Optimized Water Demand Management Through Intelligent Sensing And Analytics: The WISDOM Approach

New business and technology platforms are required to sustainably manage urban water resources [1,2]. However, any proposed solutions must be cognisant of security, privacy and other factors that may inhibit adoption and hence impact. The FP7 WISDOM project (funded by the European Commission - GA 619795) aims to achieve a step change in water and energy savings via the integration of innovative Information and Communication Technologies (ICT) frameworks to optimize water distribution networks and to enable change in consumer behavior through innovative demand management and adaptive pricing schemes [1,2,3]. The WISDOM concept centres on the integration of water distribution, sensor monitoring and communication systems coupled with semantic modelling (using ontologies, potentially connected to BIM, to serve as intelligent linkages throughout the entire framework) and control capabilities to provide for near real-time management of urban water resources. Fundamental to this framework are the needs and operational requirements of users and stakeholders at domestic, corporate and city levels and this requires the interoperability of a number of demand and operational models, fed with data from diverse sources such as sensor networks and crowsourced information.

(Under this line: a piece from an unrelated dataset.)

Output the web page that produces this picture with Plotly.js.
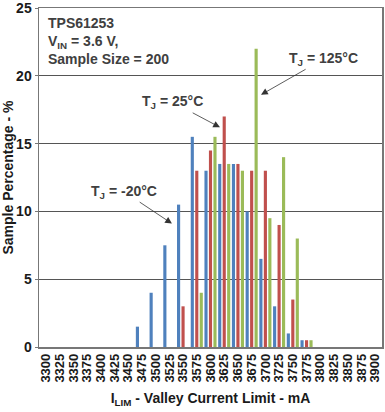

This has implications regarding the provenance and trustworthiness of such data and how it can be used in not only the understanding of system and user behaviours, but more importantly in the real-time control of such systems. Adaptive and intelligent analytics will be used to produce decision support systems that will drive the ability to increase the variability of both supply and consumption [3]. This in turn paves the way for adaptive pricing incentives and a greater understanding of the water-energy nexus. This integration is complex and uncertain yet being typical of a cyber-physical system, and its relevance transcends the water resource management domain. The WISDOM framework will be modeled and simulated with initial testing at an experimental facility in France (AQUASIM – a full-scale test-bed facility to study sustainable water management), then deployed and evaluated in in two pilots in Cardiff (UK) and La Spezia (Italy). These demonstrators will evaluate the integrated concept providing insight for wider adoption.